This brings to mind an incident, about which I'll say: While I do find that
the community is friendly and a source of satisfying discussion in person, the
Clojure community online is notably less beginner friendly than other language
communities. (tl;dr - Attempts to "help" newbs that are really opportunities
to be a language weenie considered harmful.)

I find some parallels with the Smalltalk community, which had a reputation for
an "ivory tower" attitude and a "Not Invented Here" snobbishness. When I was a
beginner in Smalltalk, a coworker of mine had written a nice but arbitrary
little DSL specification language using Array literals and symbols. So I made
some sort of comment about the syntax she'd created, and which prompted a
_knee-jerk reaction about how Smalltalk had a small non-ALGOL syntax_ \-- as
if I were totally unfamiliar with Smalltalk syntax.

I've had experiences like this asking about the arbitrary function definition-
like syntax of Compojure web application routes. Those look somewhat like
function definitions, but they're really macros. I had tried for some time to
Google the answer, but no one had ever posted about the exact code to do what
I wanted. (Which wasn't at all abstruse. Something like getting access to the
entire request map while modifying the returned session.) Well, it turned out
that all I needed to know was to not refer to the request as

    
    
        [request]
    

but as:

    
    
        request
    

But instead, I got people hounding me on IRC, saying "It's all made out of
functions" \- with what struck me as an almost cult-like zeal -
[https://www.youtube.com/watch?v=ZYTkSFRmKzM#t=5](https://www.youtube.com/watch?v=ZYTkSFRmKzM#t=5)
One individual snidely comments he'd put me on "ignore" and others kept
telling me to go read the source code, and how wonderful that it was all made
out of functions, and how wonderful it would be once I finally understood.
Well, I told them that I did understand that, and that "everything being
functions" had little direct bearing on what I was asking about. I am reminded
of how Smalltalkers got a chip on their shoulder from the circumstance of
Smalltalk's significant differences from mainstream. (Me included, I am
afraid.)

Just what kind of community treats with newcomers by assuming that the
newcomers are lying and then telling them to go read Lisp macros? Also, this
is only the most easily related situation I've encountered while interacting
with the Clojure community. There have been others.

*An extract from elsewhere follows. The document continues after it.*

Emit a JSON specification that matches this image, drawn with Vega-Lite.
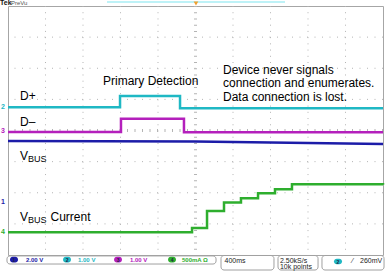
{
  "$schema": "https://vega.github.io/schema/vega-lite/v6.json",
  "width": 375,
  "height": 249,
  "autosize": {"type": "none"},
  "padding": {"left": 8, "top": 6, "right": 6, "bottom": 19},
  "background": "white",
  "config": {"view": {"stroke": "#a6a6a6", "strokeWidth": 1}, "font": "Liberation Sans"},
  "datasets": {
    "gridx": [{"t": -1600}, {"t": -1200}, {"t": -800}, {"t": -400}, {"t": 400}, {"t": 800}, {"t": 1200}, {"t": 1600}],
    "gridy": [{"d": -3}, {"d": -2}, {"d": -1}, {"d": 1}, {"d": 2}, {"d": 3}],
    "centerx": [{"t": 0}],
    "centery": [{"d": 0}],
    "traces": [
      {"ch": "2", "t": -2000, "d": 0.745}, {"ch": "2", "t": -805, "d": 1.108}, {"ch": "2", "t": -165, "d": 0.713}, {"ch": "2", "t": 2000, "d": 0.713},
      {"ch": "3", "t": -2000, "d": -0.05}, {"ch": "3", "t": -795, "d": 0.375}, {"ch": "3", "t": -123, "d": -0.06}, {"ch": "3", "t": 2000, "d": -0.06},
      {"ch": "4", "t": -2000, "d": -3.27}, {"ch": "4", "t": -37, "d": -3.13}, {"ch": "4", "t": 123, "d": -2.59}, {"ch": "4", "t": 304, "d": -2.31}, {"ch": "4", "t": 485, "d": -2.18}, {"ch": "4", "t": 667, "d": -2.02}, {"ch": "4", "t": 848, "d": -1.89}, {"ch": "4", "t": 1029, "d": -1.73}, {"ch": "4", "t": 2000, "d": -1.74}
    ],
    "vbus": [{"ch": "1", "t": -2000, "d": -0.337}, {"ch": "1", "t": 0, "d": -0.35}, {"ch": "1", "t": 2000, "d": -0.43}],
    "labels": [
      {"text": "Primary Detection", "t": -987, "d": 1.446},
      {"text": "D+", "t": -1872, "d": 0.98},
      {"text": "D–", "t": -1872, "d": 0.145},
      {"text": "V", "t": -1872, "d": -0.932},
      {"text": "V", "t": -1872, "d": -2.908},
      {"text": "Current", "t": -1547, "d": -2.908},
      {"text": "Device never signals", "t": 293, "d": 1.831},
      {"text": "connection and enumerates.", "t": 293, "d": 1.382},
      {"text": "Data connection is lost.", "t": 293, "d": 0.932}
    ],
    "subs": [{"text": "BUS", "t": -1787, "d": -0.996}, {"text": "BUS", "t": -1787, "d": -2.972}],
    "markers": [{"ch": "2", "t": -2075, "d": 0.75}, {"ch": "3", "t": -2075, "d": -0.03}, {"ch": "1", "t": -2075, "d": -2.297}, {"ch": "4", "t": -2075, "d": -3.27}],
    "boxes": [
      {"t": -2011, "t2": 219, "d": -4.03, "d2": -4.29},
      {"t": 272, "t2": 837, "d": -4.016, "d2": -4.482},
      {"t": 880, "t2": 1307, "d": -4.016, "d2": -4.482},
      {"t": 1349, "t2": 2011, "d": -4.016, "d2": -4.482}
    ],
    "pills": [
      {"ch": "1", "t": -1979, "t2": -1893, "tm": -1936, "d": -4.06, "d2": -4.24, "dm": -4.15},
      {"ch": "2", "t": -1413, "t2": -1328, "tm": -1370, "d": -4.06, "d2": -4.24, "dm": -4.15},
      {"ch": "3", "t": -869, "t2": -784, "tm": -826, "d": -4.06, "d2": -4.24, "dm": -4.15},
      {"ch": "4", "t": -293, "t2": -208, "tm": -250, "d": -4.06, "d2": -4.24, "dm": -4.15},
      {"ch": "2", "t": 1477, "t2": 1563, "tm": 1520, "d": -4.12, "d2": -4.3, "dm": -4.21}
    ],
    "readouts": [
      {"ch": "1", "text": "2.00 V", "t": -1808, "d": -4.21},
      {"ch": "2", "text": "1.00 V", "t": -1253, "d": -4.21},
      {"ch": "3", "text": "1.00 V", "t": -699, "d": -4.21},
      {"ch": "4", "text": "500mA Ω", "t": -144, "d": -4.21}
    ],
    "boxtext": [
      {"text": "400ms", "t": 310, "d": -4.241},
      {"text": "2.50kS/s", "t": 901, "d": -4.241},
      {"text": "10k points", "t": 901, "d": -4.45},
      {"text": "⁄", "t": 1669, "d": -4.241},
      {"text": "260mV", "t": 1755, "d": -4.241}
    ],
    "top": [{"t": -944, "t2": 955, "d": 4.13}],
    "trig": [{"t": 5, "d": 4.08}],
    "tek": [{"text": "Tek", "t": -2085, "d": 4.035}],
    "prevu": [{"text": "PreVu", "t": -1968, "d": 4.035}]
  },
  "layer": [
    {
      "data": {"name": "gridx"},
      "mark": {"type": "rule", "color": "#b4b4b4", "strokeDash": [1, 5.225]},
      "encoding": {"x": {"field": "t", "type": "quantitative", "scale": {"domain": [-2000, 2000], "nice": false, "zero": false}, "axis": null}}
    },
    {
      "data": {"name": "gridy"},
      "mark": {"type": "rule", "color": "#b4b4b4", "strokeDash": [1, 6.5]},
      "encoding": {"y": {"field": "d", "type": "quantitative", "scale": {"domain": [-4, 4], "nice": false, "zero": false}, "axis": null}}
    },
    {
      "data": {"name": "centerx"},
      "mark": {"type": "rule", "color": "#b4b4b4", "strokeWidth": 3, "strokeDash": [1, 5.225]},
      "encoding": {"x": {"field": "t", "type": "quantitative", "scale": {"domain": [-2000, 2000], "nice": false, "zero": false}, "axis": null}}
    },
    {
      "data": {"name": "centery"},
      "mark": {"type": "rule", "color": "#b4b4b4", "strokeWidth": 3, "strokeDash": [1, 6.5]},
      "encoding": {"y": {"field": "d", "type": "quantitative", "scale": {"domain": [-4, 4], "nice": false, "zero": false}, "axis": null}}
    },
    {
      "data": {"name": "top"},
      "mark": {"type": "rule", "color": "#a8eef4", "strokeWidth": 1.5},
      "encoding": {
        "x": {"field": "t", "type": "quantitative", "scale": {"domain": [-2000, 2000], "nice": false, "zero": false}, "axis": null},
        "x2": {"field": "t2"},
        "y": {"field": "d", "type": "quantitative", "scale": {"domain": [-4, 4], "nice": false, "zero": false}, "axis": null}
      }
    },
    {
      "data": {"name": "trig"},
      "mark": {"type": "point", "shape": "triangle-down", "filled": true, "color": "#f0a030", "size": 22, "opacity": 1},
      "encoding": {
        "x": {"field": "t", "type": "quantitative", "scale": {"domain": [-2000, 2000], "nice": false, "zero": false}, "axis": null},
        "y": {"field": "d", "type": "quantitative", "scale": {"domain": [-4, 4], "nice": false, "zero": false}, "axis": null}
      }
    },
    {
      "data": {"name": "tek"},
      "mark": {"type": "text", "align": "left", "baseline": "alphabetic", "fontSize": 7, "fontWeight": "bold", "color": "#111111"},
      "encoding": {
        "x": {"field": "t", "type": "quantitative", "scale": {"domain": [-2000, 2000], "nice": false, "zero": false}, "axis": null},
        "y": {"field": "d", "type": "quantitative", "scale": {"domain": [-4, 4], "nice": false, "zero": false}, "axis": null},
        "text": {"field": "text"}
      }
    },
    {
      "data": {"name": "prevu"},
      "mark": {"type": "text", "align": "left", "baseline": "alphabetic", "fontSize": 6, "color": "#555555"},
      "encoding": {
        "x": {"field": "t", "type": "quantitative", "scale": {"domain": [-2000, 2000], "nice": false, "zero": false}, "axis": null},
        "y": {"field": "d", "type": "quantitative", "scale": {"domain": [-4, 4], "nice": false, "zero": false}, "axis": null},
        "text": {"field": "text"}
      }
    },
    {
      "data": {"name": "vbus"},
      "mark": {"type": "line", "strokeWidth": 2.5},
      "encoding": {
        "x": {"field": "t", "type": "quantitative", "scale": {"domain": [-2000, 2000], "nice": false, "zero": false}, "axis": null},
        "y": {"field": "d", "type": "quantitative", "scale": {"domain": [-4, 4], "nice": false, "zero": false}, "axis": null},
        "color": {"field": "ch", "type": "nominal", "scale": {"domain": ["1", "2", "3", "4"], "range": ["#1c1ca8", "#1fb8c4", "#b420bc", "#2eae2e"]}, "legend": null}
      }
    },
    {
      "data": {"name": "traces"},
      "mark": {"type": "line", "strokeWidth": 2.5, "interpolate": "step-after"},
      "encoding": {
        "x": {"field": "t", "type": "quantitative", "scale": {"domain": [-2000, 2000], "nice": false, "zero": false}, "axis": null},
        "y": {"field": "d", "type": "quantitative", "scale": {"domain": [-4, 4], "nice": false, "zero": false}, "axis": null},
        "color": {"field": "ch", "type": "nominal", "scale": {"domain": ["1", "2", "3", "4"], "range": ["#1c1ca8", "#1fb8c4", "#b420bc", "#2eae2e"]}, "legend": null}
      }
    },
    {
      "data": {"name": "markers"},
      "mark": {"type": "text", "align": "left", "baseline": "middle", "fontSize": 7, "fontWeight": "bold"},
      "encoding": {
        "x": {"field": "t", "type": "quantitative", "scale": {"domain": [-2000, 2000], "nice": false, "zero": false}, "axis": null},
        "y": {"field": "d", "type": "quantitative", "scale": {"domain": [-4, 4], "nice": false, "zero": false}, "axis": null},
        "text": {"field": "ch"},
        "color": {"field": "ch", "type": "nominal", "scale": {"domain": ["1", "2", "3", "4"], "range": ["#1c1ca8", "#1fb8c4", "#b420bc", "#2eae2e"]}, "legend": null}
      }
    },
    {
      "data": {"name": "labels"},
      "mark": {"type": "text", "align": "left", "baseline": "alphabetic", "fontSize": 12, "font": "Liberation Sans", "color": "#000000"},
      "encoding": {
        "x": {"field": "t", "type": "quantitative", "scale": {"domain": [-2000, 2000], "nice": false, "zero": false}, "axis": null},
        "y": {"field": "d", "type": "quantitative", "scale": {"domain": [-4, 4], "nice": false, "zero": false}, "axis": null},
        "text": {"field": "text"}
      }
    },
    {
      "data": {"name": "subs"},
      "mark": {"type": "text", "align": "left", "baseline": "alphabetic", "fontSize": 9, "font": "Liberation Sans", "color": "#000000"},
      "encoding": {
        "x": {"field": "t", "type": "quantitative", "scale": {"domain": [-2000, 2000], "nice": false, "zero": false}, "axis": null},
        "y": {"field": "d", "type": "quantitative", "scale": {"domain": [-4, 4], "nice": false, "zero": false}, "axis": null},
        "text": {"field": "text"}
      }
    },
    {
      "data": {"name": "boxes"},
      "mark": {"type": "rect", "fill": "white", "stroke": "#a0a0a0", "strokeWidth": 1, "cornerRadius": 3},
      "encoding": {
        "x": {"field": "t", "type": "quantitative", "scale": {"domain": [-2000, 2000], "nice": false, "zero": false}, "axis": null},
        "x2": {"field": "t2"},
        "y": {"field": "d", "type": "quantitative", "scale": {"domain": [-4, 4], "nice": false, "zero": false}, "axis": null},
        "y2": {"field": "d2"}
      }
    },
    {
      "data": {"name": "pills"},
      "mark": {"type": "rect", "cornerRadius": 3},
      "encoding": {
        "x": {"field": "t", "type": "quantitative", "scale": {"domain": [-2000, 2000], "nice": false, "zero": false}, "axis": null},
        "x2": {"field": "t2"},
        "y": {"field": "d", "type": "quantitative", "scale": {"domain": [-4, 4], "nice": false, "zero": false}, "axis": null},
        "y2": {"field": "d2"},
        "color": {"field": "ch", "type": "nominal", "scale": {"domain": ["1", "2", "3", "4"], "range": ["#1c1ca8", "#1fb8c4", "#b420bc", "#2eae2e"]}, "legend": null}
      }
    },
    {
      "data": {"name": "pills"},
      "mark": {"type": "text", "align": "center", "baseline": "middle", "fontSize": 5, "fontWeight": "bold", "color": "#222244"},
      "encoding": {
        "x": {"field": "tm", "type": "quantitative", "scale": {"domain": [-2000, 2000], "nice": false, "zero": false}, "axis": null},
        "y": {"field": "dm", "type": "quantitative", "scale": {"domain": [-4, 4], "nice": false, "zero": false}, "axis": null},
        "text": {"field": "ch"}
      }
    },
    {
      "data": {"name": "readouts"},
      "mark": {"type": "text", "align": "left", "baseline": "alphabetic", "fontSize": 6, "fontWeight": "bold"},
      "encoding": {
        "x": {"field": "t", "type": "quantitative", "scale": {"domain": [-2000, 2000], "nice": false, "zero": false}, "axis": null},
        "y": {"field": "d", "type": "quantitative", "scale": {"domain": [-4, 4], "nice": false, "zero": false}, "axis": null},
        "text": {"field": "text"},
        "color": {"field": "ch", "type": "nominal", "scale": {"domain": ["1", "2", "3", "4"], "range": ["#1c1ca8", "#1fb8c4", "#b420bc", "#2eae2e"]}, "legend": null}
      }
    },
    {
      "data": {"name": "boxtext"},
      "mark": {"type": "text", "align": "left", "baseline": "alphabetic", "fontSize": 7, "color": "#222222"},
      "encoding": {
        "x": {"field": "t", "type": "quantitative", "scale": {"domain": [-2000, 2000], "nice": false, "zero": false}, "axis": null},
        "y": {"field": "d", "type": "quantitative", "scale": {"domain": [-4, 4], "nice": false, "zero": false}, "axis": null},
        "text": {"field": "text"}
      }
    }
  ]
}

No non-algol patterned language has ever gained more than a niche acceptance.
If Clojure doesn't want to commit long term mindshare suicide, some attention
needs to be paid to avoiding inadvertent hostility to newcomers. (This
includes unintentionally being a bad security-defaults minefield.)
Smalltalkers had the same "read the source" knee-jerk. In the end, it didn't
work out so well. Care needs to be taken to understand exactly what the newbs
are asking, because they know the least about how to formulate the question.
Also, if you find yourself running a simplistic "pattern match" head-daemon
eagerly looking for opportunities to bedazzle the newb with your wonderful,
superior, and different way of doing things, just stop. You are giving your
community a "weenie" reputation and your mental energies are better used
elsewhere.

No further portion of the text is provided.